Koehler was born and raised in Charlotte, North Carolina and graduated from Central Piedmont Community College with degrees in Fine Arts and Dance. She is a mother of three and is the only deaf person in her family. Koehler was not born deaf but rather became deaf at the age of one after a bout with spinal meningitis. She became interested in mime after taking a drama class in high school and then auditioned for roles in her church youth group. Since she was deaf, the drama leader did not know what to do with her. It was this scenario that prompted the pastor’s wife, who was a sign language interpreter, to encourage Koeler to try pantomime, a form of acting without words. So she did just that! She subsequently joined a mime team and embarked on a mission trip to New York City.  She then studied and performed at various places such as Pennsylvania, Georgia, North Carolina, and Florida. She has performed internationally as well in countries such as England, Croatia, Haiti, and Honduras. Her mime team has been invited to perform at Carolina Panthers Stadium and at the Billy Graham Crusade. When asked if there were any challenges to being deaf on a professional mime team, Koehler replied, “I always find another way to work around any communication issues. The team has learned how to cue me or let me know when to start or when to stop like tapping me on the shoulder, moving a pinky finger, or winking.”
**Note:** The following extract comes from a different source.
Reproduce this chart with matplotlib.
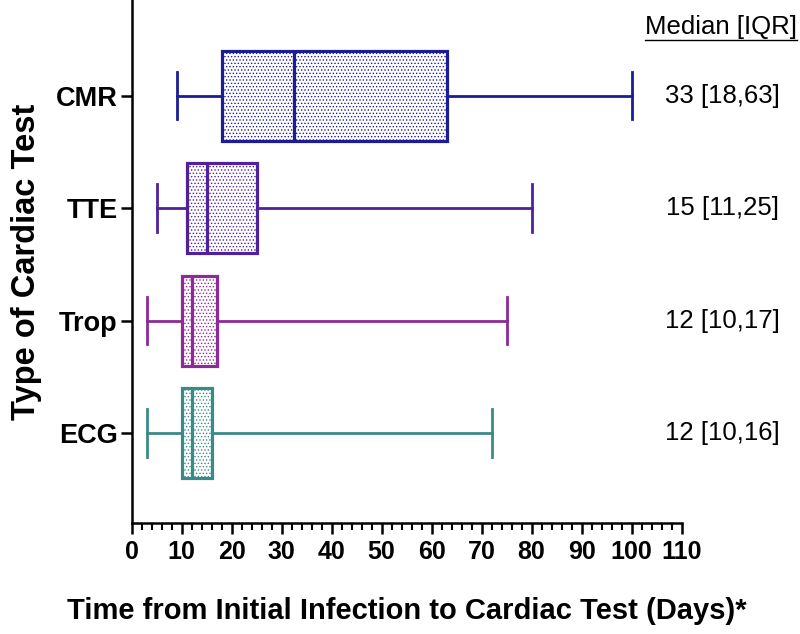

Sanderson expressed the importance of studying mime for beginning theatre students as it teaches students to use their body to create characters instead of just vocal characteristics. Students who use mime are forced to take dialogue and language out of the situation and thus have to learn to tell a story with their body. According to one theatre student, “She was very detailed and helpful with what we did wrong. We did a performance while she was there and after we performed, she told us exactly what we needed to fix. She was very specific and it helped us improve.”

Senior Jesse Arnold, a deaf student who is a member of the Theatre I class, was thrilled to see a professional deaf actress who does not let her inability to hear stop her from doing what she loves. When Koehler was asked if she had any advice for the aspiring young actors, she stated, “I suggest you read and watch people in crowded places such as in the movies or on TV shows. Watch their behavior, temperament, walk, actions, and movements. Play with objects and memorize how they feel, their weight, thickness, and dimensions. It is also helpful to act in front of a mirror to see expressions and how your movements look in relation to the real thing.”